_TASK TO CARRY OUT_: Nothing outside the range from the line with "Clone this chart in Apache ECharts." to the line with "var m5_hi = [0.161, 0.132, 0.161, 0.293];" belongs in the copy, and no pictures do either; repeat that range exactly.

start INPUT RECORDS

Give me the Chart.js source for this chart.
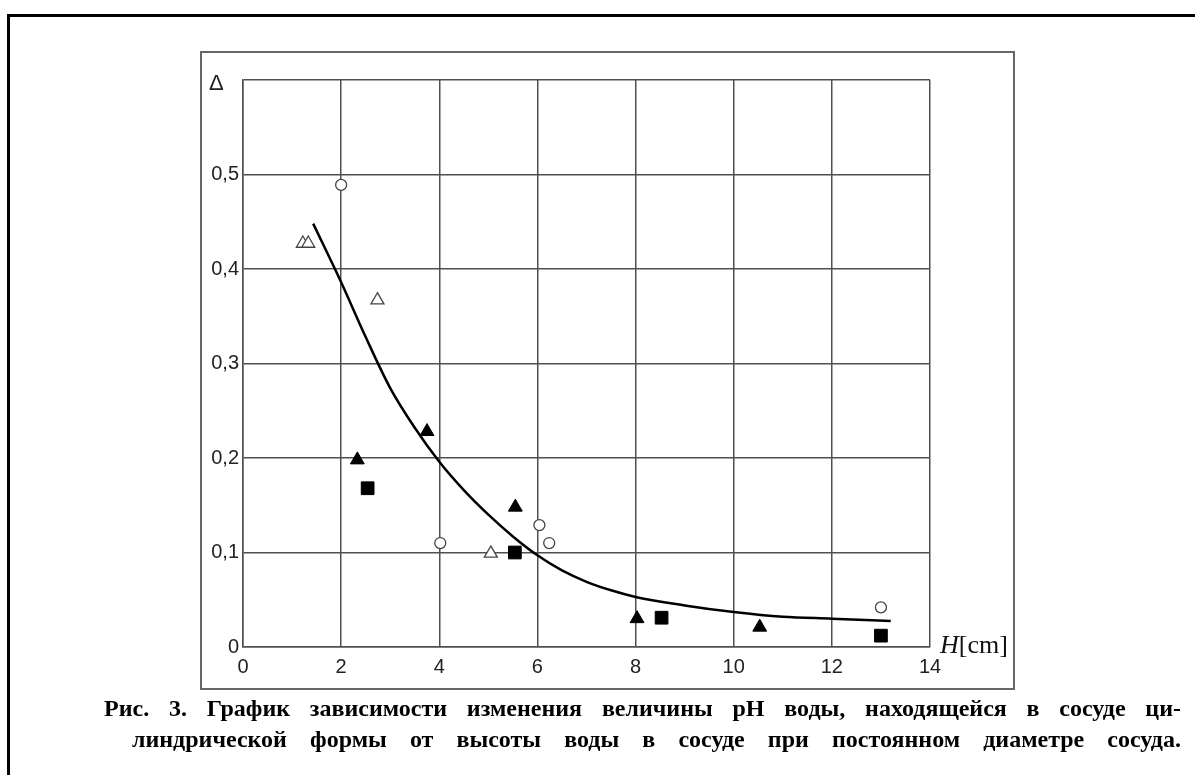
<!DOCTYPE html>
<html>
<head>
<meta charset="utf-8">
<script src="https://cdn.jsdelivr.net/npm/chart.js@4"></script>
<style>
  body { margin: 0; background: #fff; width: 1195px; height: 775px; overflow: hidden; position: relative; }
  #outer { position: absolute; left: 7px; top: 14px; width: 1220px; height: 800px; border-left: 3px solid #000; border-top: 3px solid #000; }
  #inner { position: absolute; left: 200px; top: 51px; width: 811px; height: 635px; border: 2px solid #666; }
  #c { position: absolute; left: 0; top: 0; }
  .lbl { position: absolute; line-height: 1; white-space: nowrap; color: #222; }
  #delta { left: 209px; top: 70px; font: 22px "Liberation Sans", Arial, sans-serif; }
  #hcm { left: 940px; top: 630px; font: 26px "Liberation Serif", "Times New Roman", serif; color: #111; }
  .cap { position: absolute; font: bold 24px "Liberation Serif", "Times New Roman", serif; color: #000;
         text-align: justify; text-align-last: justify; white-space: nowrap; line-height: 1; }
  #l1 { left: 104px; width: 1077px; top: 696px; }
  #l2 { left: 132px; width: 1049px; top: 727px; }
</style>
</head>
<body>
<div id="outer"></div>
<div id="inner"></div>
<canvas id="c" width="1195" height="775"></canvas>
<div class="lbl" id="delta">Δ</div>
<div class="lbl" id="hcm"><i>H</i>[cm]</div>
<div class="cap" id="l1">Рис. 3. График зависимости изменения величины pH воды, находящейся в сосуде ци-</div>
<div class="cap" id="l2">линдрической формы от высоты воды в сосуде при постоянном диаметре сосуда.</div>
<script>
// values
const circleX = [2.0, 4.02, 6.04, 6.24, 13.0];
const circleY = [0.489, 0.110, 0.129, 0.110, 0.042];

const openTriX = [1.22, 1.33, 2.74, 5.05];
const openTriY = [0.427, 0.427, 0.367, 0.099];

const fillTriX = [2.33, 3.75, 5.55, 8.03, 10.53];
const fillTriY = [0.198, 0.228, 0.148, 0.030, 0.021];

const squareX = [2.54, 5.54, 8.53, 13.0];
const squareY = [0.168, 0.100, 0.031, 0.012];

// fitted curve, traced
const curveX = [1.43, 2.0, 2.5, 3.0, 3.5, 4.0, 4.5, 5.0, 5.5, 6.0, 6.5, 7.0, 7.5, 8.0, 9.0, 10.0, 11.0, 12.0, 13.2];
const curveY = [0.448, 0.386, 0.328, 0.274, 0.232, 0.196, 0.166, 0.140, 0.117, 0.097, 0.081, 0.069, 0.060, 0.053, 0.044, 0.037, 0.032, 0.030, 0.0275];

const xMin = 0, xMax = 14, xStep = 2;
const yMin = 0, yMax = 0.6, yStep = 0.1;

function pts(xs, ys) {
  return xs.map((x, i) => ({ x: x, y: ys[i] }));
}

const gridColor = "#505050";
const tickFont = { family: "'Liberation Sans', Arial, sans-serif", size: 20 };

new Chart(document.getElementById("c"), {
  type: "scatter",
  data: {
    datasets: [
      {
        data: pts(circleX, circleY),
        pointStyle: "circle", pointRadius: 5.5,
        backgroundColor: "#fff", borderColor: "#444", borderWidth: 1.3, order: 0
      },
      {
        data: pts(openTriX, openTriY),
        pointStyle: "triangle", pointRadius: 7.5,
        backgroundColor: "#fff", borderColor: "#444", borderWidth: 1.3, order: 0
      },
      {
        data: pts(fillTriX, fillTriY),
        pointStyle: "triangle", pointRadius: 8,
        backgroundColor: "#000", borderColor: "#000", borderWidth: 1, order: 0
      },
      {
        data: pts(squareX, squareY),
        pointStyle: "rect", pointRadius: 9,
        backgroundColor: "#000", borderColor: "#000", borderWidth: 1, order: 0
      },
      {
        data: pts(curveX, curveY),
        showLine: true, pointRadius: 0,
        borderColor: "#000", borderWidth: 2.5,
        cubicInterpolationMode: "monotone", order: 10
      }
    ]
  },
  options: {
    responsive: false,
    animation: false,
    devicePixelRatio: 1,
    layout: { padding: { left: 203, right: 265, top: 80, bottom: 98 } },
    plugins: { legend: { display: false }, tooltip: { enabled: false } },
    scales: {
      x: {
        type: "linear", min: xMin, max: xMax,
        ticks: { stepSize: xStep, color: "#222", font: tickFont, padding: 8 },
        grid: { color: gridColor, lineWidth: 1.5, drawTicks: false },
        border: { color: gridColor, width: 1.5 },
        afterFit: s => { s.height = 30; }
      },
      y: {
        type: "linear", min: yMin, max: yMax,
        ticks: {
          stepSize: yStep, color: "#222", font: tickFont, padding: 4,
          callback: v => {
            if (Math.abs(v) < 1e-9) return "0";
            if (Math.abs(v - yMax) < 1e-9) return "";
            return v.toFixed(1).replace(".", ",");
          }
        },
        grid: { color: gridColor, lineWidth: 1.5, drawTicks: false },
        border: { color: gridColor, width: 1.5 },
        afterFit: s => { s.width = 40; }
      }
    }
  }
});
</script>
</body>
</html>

end INPUT RECORDS
start INPUT RECORDS

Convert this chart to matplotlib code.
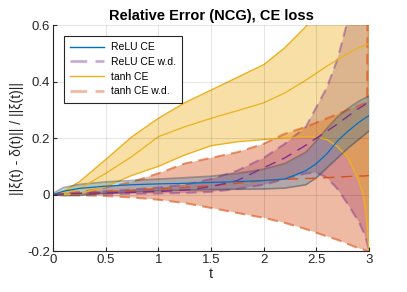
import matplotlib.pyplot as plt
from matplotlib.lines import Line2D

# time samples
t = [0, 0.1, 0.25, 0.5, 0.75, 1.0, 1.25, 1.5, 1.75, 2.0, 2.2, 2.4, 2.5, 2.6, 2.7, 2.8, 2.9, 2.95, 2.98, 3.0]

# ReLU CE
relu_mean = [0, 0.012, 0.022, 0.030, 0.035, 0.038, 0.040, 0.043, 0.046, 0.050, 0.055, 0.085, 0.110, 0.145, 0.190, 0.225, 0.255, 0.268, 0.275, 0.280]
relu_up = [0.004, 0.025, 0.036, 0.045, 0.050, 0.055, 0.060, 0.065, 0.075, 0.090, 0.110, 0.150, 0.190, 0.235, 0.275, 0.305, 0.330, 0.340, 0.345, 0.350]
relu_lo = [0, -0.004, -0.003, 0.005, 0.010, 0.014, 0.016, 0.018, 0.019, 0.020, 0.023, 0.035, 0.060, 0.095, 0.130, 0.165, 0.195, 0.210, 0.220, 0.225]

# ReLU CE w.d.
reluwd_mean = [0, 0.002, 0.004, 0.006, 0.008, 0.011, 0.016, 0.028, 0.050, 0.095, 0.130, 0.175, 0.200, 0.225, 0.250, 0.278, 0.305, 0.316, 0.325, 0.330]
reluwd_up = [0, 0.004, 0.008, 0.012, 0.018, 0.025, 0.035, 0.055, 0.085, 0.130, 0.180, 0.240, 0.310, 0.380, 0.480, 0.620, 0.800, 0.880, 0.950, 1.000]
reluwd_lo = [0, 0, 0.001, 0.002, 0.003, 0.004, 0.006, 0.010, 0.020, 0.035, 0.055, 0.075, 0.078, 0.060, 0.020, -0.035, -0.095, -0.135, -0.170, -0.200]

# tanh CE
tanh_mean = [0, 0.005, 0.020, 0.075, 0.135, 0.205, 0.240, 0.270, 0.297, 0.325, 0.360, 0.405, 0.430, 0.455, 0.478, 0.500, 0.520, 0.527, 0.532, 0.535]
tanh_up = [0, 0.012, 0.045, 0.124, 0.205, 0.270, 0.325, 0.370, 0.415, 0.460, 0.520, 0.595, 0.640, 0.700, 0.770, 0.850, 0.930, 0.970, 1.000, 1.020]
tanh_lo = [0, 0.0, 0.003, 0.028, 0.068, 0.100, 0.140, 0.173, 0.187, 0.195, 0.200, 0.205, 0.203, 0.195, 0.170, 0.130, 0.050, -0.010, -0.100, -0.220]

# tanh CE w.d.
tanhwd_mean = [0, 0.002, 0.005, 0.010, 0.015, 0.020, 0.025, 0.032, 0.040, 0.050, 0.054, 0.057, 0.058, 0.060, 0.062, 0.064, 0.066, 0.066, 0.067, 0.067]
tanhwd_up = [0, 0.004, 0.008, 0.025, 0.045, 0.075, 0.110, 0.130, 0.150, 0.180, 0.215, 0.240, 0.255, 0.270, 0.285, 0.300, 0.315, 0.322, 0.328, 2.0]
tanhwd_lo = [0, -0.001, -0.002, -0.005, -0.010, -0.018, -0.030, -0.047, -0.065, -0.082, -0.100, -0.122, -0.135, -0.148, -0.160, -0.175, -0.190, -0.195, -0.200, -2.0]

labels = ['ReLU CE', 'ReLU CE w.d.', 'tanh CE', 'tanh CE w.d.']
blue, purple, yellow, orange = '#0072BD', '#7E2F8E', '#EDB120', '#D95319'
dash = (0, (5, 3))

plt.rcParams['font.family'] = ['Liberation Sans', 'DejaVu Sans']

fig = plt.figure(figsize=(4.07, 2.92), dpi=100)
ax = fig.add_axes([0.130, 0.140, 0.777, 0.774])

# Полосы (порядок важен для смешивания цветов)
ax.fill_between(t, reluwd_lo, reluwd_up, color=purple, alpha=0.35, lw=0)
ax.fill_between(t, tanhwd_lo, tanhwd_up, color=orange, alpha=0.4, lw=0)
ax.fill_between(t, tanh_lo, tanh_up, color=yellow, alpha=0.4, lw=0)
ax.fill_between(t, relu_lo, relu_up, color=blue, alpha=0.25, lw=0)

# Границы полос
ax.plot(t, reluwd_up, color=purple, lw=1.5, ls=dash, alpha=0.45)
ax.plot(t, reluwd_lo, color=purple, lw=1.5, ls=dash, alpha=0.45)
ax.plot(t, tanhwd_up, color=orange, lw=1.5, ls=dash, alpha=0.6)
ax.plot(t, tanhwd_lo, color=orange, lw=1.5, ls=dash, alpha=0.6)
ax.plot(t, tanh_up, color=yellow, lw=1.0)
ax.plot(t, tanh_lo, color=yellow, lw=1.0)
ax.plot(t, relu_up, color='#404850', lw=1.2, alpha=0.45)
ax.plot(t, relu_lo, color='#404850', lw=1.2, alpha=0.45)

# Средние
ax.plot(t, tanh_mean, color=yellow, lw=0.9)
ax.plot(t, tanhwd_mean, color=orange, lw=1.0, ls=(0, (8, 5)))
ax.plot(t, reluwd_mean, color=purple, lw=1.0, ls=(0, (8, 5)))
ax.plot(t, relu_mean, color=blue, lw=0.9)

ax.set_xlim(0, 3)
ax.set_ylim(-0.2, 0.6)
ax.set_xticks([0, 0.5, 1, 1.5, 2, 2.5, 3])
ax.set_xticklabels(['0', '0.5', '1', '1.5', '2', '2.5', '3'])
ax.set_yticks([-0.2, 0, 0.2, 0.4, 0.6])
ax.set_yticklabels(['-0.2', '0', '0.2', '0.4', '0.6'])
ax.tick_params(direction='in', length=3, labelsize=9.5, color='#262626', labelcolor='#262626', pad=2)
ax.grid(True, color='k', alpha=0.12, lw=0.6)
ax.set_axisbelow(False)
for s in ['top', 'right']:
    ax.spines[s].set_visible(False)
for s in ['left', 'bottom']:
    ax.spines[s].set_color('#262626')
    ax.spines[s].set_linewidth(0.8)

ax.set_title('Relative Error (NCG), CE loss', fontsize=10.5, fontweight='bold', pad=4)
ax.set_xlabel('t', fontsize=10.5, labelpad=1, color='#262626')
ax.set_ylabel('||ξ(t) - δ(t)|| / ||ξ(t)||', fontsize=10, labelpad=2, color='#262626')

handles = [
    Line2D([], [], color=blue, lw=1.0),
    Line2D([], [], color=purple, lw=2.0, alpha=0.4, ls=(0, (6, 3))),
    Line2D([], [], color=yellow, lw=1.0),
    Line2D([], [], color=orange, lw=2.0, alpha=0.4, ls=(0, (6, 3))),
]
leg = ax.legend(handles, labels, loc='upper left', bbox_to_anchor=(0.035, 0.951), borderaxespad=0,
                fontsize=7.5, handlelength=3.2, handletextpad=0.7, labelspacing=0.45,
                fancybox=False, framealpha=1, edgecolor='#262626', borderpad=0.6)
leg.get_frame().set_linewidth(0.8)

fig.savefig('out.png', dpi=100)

end INPUT RECORDS
start INPUT RECORDS

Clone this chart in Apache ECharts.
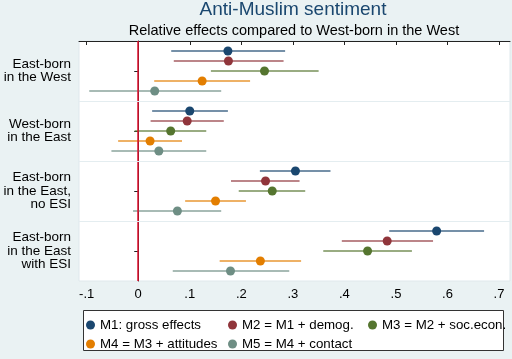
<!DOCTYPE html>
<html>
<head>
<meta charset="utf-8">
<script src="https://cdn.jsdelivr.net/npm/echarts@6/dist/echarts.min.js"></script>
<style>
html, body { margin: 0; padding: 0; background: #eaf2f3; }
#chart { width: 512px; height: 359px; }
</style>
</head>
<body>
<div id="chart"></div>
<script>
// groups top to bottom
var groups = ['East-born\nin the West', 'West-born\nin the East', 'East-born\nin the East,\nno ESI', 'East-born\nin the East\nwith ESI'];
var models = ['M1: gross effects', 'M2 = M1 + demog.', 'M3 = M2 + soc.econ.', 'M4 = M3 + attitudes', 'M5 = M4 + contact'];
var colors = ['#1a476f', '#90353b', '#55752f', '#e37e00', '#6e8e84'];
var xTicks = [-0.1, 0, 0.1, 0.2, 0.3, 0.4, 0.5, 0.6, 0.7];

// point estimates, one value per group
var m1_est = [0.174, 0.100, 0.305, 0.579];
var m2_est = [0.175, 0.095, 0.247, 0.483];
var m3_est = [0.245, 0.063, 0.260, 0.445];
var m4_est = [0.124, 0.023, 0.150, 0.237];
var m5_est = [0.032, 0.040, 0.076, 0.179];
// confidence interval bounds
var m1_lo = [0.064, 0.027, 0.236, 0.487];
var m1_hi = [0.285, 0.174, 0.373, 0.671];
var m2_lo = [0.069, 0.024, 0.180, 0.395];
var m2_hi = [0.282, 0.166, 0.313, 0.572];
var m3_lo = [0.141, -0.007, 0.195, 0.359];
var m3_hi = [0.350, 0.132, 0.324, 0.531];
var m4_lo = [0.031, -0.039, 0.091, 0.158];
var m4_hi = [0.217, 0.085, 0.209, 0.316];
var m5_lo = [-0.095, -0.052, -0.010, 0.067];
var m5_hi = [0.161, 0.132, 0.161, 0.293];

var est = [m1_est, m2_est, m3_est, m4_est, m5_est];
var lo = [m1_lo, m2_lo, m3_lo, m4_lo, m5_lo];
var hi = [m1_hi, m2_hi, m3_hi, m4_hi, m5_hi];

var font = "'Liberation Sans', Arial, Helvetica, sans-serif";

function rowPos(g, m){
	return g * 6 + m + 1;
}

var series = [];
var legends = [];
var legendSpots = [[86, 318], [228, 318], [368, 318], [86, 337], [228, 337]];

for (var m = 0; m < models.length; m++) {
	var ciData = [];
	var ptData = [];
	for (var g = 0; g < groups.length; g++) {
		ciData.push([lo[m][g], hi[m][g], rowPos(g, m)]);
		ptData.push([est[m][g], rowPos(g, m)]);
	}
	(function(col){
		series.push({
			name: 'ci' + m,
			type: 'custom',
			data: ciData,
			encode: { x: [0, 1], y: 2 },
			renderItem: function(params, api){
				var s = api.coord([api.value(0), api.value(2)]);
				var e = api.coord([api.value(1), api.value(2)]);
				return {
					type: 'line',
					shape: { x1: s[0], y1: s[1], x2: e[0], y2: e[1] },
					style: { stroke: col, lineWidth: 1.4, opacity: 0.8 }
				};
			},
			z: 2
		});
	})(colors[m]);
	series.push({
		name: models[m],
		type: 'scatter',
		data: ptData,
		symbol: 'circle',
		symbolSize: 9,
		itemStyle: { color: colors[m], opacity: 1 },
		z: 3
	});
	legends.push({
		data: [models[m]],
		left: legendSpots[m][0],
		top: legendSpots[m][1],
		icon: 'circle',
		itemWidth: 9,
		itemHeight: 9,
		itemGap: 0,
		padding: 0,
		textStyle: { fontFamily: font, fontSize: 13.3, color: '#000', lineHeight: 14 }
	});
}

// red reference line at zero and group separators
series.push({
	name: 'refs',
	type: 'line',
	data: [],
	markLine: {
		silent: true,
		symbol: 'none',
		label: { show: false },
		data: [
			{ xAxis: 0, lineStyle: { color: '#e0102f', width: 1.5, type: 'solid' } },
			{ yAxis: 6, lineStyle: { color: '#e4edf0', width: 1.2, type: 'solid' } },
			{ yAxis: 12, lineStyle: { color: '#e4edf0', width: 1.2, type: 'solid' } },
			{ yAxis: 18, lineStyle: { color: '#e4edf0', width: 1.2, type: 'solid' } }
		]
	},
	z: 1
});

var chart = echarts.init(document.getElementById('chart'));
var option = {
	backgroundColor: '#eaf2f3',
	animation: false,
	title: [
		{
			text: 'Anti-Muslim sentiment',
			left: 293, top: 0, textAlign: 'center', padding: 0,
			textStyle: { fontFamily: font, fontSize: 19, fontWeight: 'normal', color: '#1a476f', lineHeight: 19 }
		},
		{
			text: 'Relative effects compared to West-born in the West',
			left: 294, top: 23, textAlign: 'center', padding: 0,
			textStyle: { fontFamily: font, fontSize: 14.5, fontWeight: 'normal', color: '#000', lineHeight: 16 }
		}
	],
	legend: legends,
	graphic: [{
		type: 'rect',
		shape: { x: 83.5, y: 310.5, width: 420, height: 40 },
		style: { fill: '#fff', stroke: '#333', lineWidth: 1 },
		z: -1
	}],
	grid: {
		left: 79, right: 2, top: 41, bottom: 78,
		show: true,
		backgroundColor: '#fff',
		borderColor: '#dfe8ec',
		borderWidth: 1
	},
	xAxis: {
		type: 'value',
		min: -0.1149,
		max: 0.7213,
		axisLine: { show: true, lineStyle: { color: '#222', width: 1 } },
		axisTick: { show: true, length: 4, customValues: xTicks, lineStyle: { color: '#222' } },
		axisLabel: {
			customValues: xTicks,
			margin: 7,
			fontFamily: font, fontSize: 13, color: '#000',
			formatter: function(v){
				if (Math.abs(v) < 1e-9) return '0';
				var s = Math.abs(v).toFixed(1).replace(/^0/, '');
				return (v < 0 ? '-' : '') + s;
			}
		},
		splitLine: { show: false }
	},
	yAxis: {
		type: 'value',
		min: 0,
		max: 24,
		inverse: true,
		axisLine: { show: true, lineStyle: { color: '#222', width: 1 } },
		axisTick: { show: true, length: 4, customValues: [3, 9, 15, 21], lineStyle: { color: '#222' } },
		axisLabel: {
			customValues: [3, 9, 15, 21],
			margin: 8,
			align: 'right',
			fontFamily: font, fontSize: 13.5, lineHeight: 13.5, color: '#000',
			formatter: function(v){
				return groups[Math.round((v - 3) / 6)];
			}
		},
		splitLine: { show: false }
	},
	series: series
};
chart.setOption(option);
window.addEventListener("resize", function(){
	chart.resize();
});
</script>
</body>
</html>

end INPUT RECORDS

_THE SOLUTION_:
Clone this chart in Apache ECharts.
<!DOCTYPE html>
<html>
<head>
<meta charset="utf-8">
<script src="https://cdn.jsdelivr.net/npm/echarts@6/dist/echarts.min.js"></script>
<style>
html, body { margin: 0; padding: 0; background: #eaf2f3; }
#chart { width: 512px; height: 359px; }
</style>
</head>
<body>
<div id="chart"></div>
<script>
// groups top to bottom
var groups = ['East-born\nin the West', 'West-born\nin the East', 'East-born\nin the East,\nno ESI', 'East-born\nin the East\nwith ESI'];
var models = ['M1: gross effects', 'M2 = M1 + demog.', 'M3 = M2 + soc.econ.', 'M4 = M3 + attitudes', 'M5 = M4 + contact'];
var colors = ['#1a476f', '#90353b', '#55752f', '#e37e00', '#6e8e84'];
var xTicks = [-0.1, 0, 0.1, 0.2, 0.3, 0.4, 0.5, 0.6, 0.7];

// point estimates, one value per group
var m1_est = [0.174, 0.100, 0.305, 0.579];
var m2_est = [0.175, 0.095, 0.247, 0.483];
var m3_est = [0.245, 0.063, 0.260, 0.445];
var m4_est = [0.124, 0.023, 0.150, 0.237];
var m5_est = [0.032, 0.040, 0.076, 0.179];
// confidence interval bounds
var m1_lo = [0.064, 0.027, 0.236, 0.487];
var m1_hi = [0.285, 0.174, 0.373, 0.671];
var m2_lo = [0.069, 0.024, 0.180, 0.395];
var m2_hi = [0.282, 0.166, 0.313, 0.572];
var m3_lo = [0.141, -0.007, 0.195, 0.359];
var m3_hi = [0.350, 0.132, 0.324, 0.531];
var m4_lo = [0.031, -0.039, 0.091, 0.158];
var m4_hi = [0.217, 0.085, 0.209, 0.316];
var m5_lo = [-0.095, -0.052, -0.010, 0.067];
var m5_hi = [0.161, 0.132, 0.161, 0.293];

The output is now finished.